What you need to do. Show every line in the records below that contains the word "with".

Supplied information.
....................
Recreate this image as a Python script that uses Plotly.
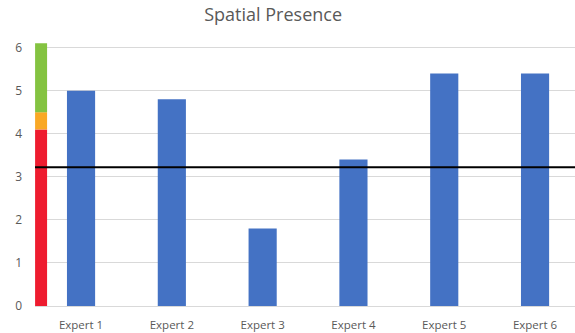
....................
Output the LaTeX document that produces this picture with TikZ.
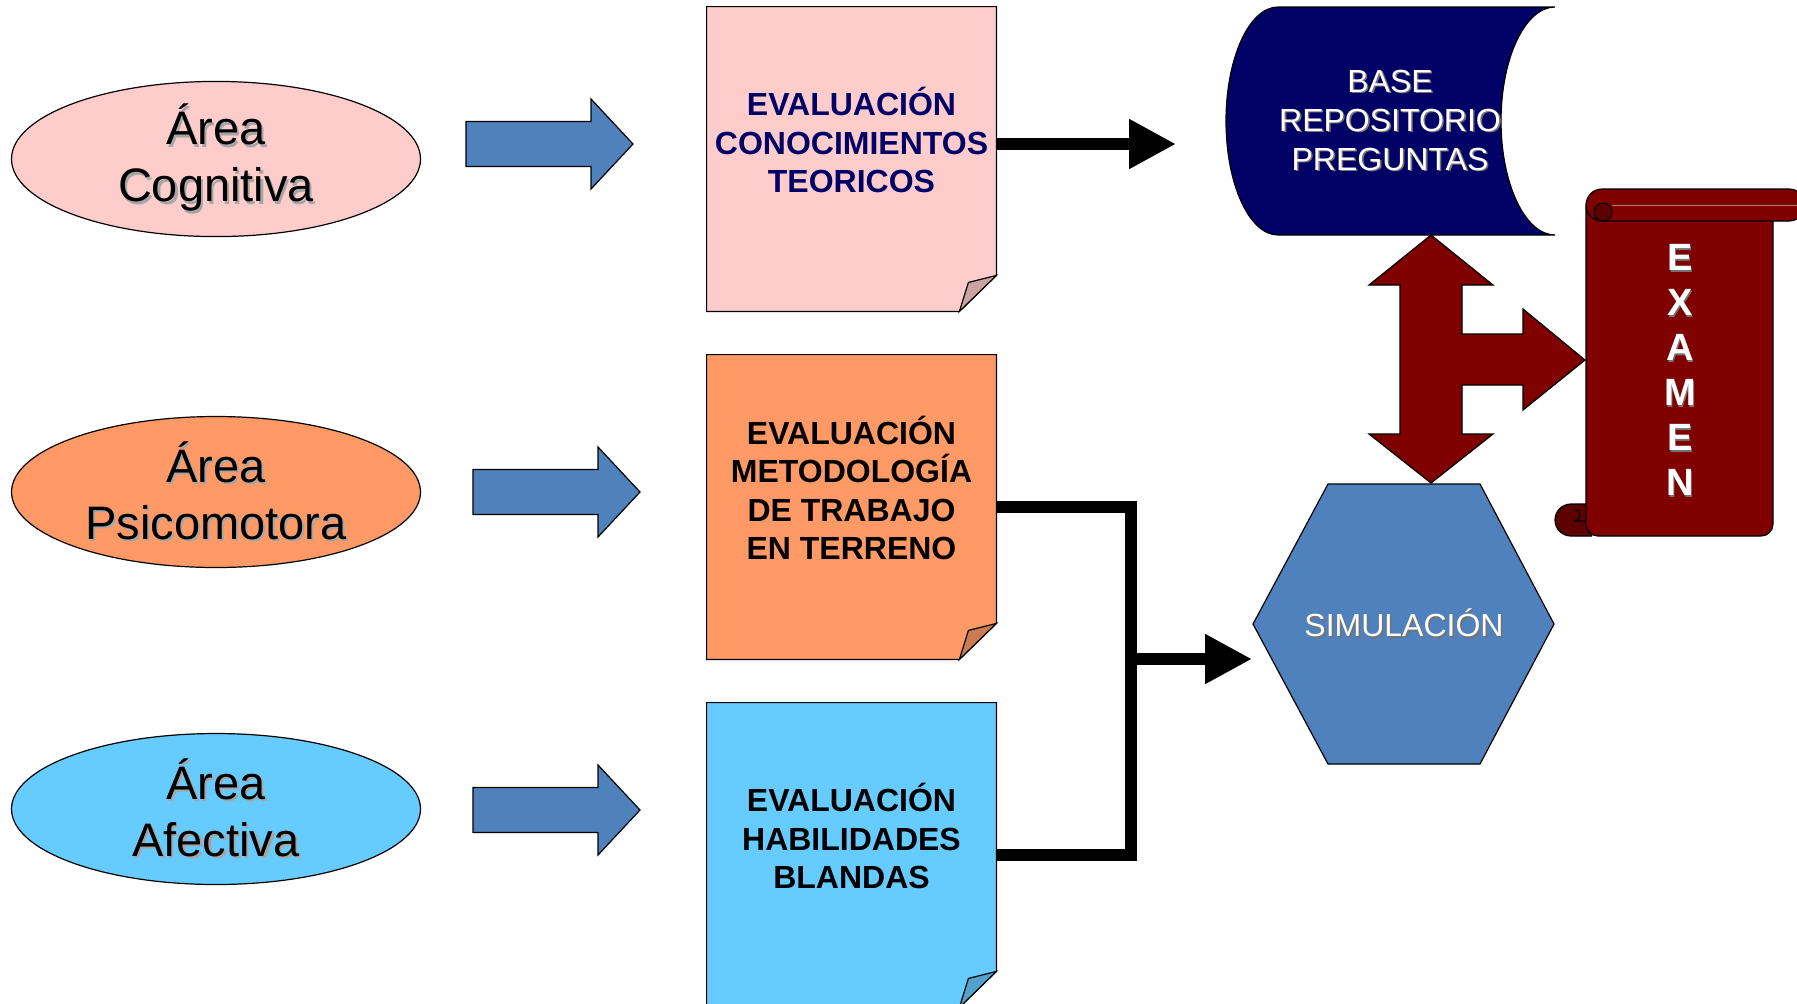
....................
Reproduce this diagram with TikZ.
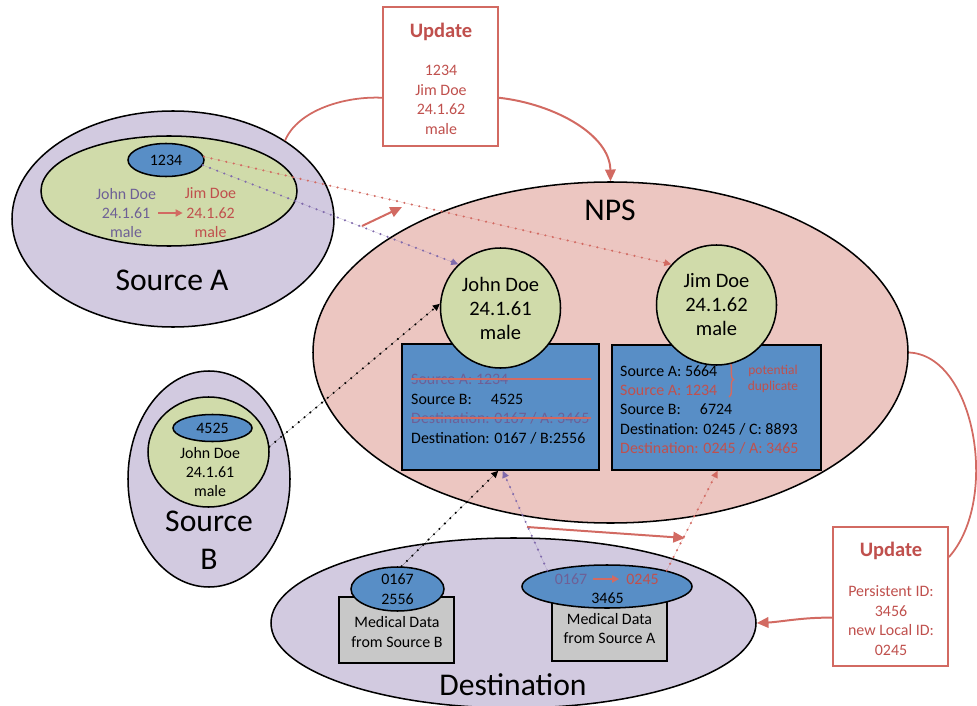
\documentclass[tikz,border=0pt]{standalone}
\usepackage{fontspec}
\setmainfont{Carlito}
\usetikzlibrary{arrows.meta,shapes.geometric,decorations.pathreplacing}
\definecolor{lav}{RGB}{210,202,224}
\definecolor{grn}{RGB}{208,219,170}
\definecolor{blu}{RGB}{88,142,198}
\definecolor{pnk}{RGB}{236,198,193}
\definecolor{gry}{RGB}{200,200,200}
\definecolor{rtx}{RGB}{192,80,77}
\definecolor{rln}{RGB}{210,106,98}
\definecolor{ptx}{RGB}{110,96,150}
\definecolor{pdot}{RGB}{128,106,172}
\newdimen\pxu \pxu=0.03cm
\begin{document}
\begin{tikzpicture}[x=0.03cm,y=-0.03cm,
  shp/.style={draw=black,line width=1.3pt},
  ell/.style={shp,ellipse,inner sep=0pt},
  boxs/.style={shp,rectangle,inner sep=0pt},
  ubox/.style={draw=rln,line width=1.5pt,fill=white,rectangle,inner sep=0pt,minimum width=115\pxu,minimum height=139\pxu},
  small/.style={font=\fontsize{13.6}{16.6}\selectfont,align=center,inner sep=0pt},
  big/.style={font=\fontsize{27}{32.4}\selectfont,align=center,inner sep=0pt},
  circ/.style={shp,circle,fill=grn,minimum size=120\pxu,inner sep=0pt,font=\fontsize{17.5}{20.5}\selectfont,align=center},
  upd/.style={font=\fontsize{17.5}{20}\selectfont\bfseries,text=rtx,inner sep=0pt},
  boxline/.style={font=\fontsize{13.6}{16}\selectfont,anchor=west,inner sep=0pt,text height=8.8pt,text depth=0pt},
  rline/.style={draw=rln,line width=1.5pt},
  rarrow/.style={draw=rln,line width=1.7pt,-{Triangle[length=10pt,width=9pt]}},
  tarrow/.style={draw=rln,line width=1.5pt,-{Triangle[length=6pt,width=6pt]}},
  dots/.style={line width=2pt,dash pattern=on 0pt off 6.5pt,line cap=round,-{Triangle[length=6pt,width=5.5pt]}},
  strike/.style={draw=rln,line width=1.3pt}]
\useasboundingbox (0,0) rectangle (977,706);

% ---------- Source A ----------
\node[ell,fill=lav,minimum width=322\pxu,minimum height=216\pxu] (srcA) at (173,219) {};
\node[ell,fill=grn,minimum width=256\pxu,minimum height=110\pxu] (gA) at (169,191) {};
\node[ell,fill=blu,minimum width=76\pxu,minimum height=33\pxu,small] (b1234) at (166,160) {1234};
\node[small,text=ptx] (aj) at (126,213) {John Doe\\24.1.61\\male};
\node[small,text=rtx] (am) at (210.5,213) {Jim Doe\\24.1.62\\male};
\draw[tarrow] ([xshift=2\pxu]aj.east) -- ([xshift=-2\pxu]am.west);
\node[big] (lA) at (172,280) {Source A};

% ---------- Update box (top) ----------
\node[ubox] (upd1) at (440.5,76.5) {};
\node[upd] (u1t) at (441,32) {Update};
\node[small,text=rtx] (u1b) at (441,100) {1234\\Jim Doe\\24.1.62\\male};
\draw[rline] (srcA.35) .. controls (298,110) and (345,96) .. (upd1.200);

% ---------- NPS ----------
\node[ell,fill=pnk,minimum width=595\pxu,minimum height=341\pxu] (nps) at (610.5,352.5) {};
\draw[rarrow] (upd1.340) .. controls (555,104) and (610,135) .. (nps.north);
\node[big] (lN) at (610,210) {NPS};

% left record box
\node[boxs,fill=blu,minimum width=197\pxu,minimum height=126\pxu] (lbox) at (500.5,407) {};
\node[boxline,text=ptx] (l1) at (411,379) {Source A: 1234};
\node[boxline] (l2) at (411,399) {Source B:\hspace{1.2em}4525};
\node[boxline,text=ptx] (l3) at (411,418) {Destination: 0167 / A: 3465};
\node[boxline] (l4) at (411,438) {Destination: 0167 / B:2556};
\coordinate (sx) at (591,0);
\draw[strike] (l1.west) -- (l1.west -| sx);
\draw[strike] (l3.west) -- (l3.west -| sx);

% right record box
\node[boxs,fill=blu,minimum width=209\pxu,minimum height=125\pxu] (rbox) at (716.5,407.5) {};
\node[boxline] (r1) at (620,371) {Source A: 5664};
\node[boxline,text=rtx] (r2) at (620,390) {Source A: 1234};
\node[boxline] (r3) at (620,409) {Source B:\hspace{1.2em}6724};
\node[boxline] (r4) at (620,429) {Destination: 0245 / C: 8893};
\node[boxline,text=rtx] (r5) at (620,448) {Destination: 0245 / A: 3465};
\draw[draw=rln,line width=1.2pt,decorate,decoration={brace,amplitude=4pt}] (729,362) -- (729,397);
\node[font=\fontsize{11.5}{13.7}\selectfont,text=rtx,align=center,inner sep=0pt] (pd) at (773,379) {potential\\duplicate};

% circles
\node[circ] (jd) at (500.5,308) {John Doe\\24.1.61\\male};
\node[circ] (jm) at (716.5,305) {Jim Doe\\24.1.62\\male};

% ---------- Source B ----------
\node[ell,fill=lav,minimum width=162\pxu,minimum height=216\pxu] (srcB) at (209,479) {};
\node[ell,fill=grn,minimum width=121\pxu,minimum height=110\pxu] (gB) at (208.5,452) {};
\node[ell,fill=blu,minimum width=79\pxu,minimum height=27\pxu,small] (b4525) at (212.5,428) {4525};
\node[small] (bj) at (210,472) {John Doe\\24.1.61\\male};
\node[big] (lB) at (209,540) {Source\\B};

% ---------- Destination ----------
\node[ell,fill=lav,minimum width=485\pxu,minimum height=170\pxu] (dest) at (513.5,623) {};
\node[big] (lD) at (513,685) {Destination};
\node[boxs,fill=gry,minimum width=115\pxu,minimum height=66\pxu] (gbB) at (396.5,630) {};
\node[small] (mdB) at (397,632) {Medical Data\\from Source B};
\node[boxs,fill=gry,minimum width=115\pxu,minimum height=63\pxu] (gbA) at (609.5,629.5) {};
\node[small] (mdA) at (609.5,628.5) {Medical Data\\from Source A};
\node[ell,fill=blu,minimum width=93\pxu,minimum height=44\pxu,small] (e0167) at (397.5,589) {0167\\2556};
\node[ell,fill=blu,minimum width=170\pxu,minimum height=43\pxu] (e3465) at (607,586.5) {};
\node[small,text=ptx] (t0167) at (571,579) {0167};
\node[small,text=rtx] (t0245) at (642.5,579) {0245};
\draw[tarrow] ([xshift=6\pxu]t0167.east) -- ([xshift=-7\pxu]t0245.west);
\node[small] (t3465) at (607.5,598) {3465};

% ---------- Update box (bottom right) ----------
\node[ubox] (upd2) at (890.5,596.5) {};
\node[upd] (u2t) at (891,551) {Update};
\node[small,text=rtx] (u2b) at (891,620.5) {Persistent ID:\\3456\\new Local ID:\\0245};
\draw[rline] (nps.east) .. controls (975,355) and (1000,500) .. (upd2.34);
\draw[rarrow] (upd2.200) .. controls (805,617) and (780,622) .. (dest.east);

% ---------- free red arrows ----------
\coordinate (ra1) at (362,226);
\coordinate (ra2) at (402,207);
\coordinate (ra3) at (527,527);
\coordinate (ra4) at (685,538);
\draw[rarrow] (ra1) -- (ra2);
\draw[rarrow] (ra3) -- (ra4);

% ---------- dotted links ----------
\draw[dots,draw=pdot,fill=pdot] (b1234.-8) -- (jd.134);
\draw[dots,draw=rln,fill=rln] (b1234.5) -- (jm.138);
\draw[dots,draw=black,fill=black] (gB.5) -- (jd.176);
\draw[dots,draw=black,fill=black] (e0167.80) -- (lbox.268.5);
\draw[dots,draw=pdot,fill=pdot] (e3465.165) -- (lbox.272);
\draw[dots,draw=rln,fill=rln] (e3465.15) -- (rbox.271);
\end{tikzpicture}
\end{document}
....................
Answer for the task.
Output the LaTeX document that produces this picture with TikZ.
Reproduce this diagram with TikZ.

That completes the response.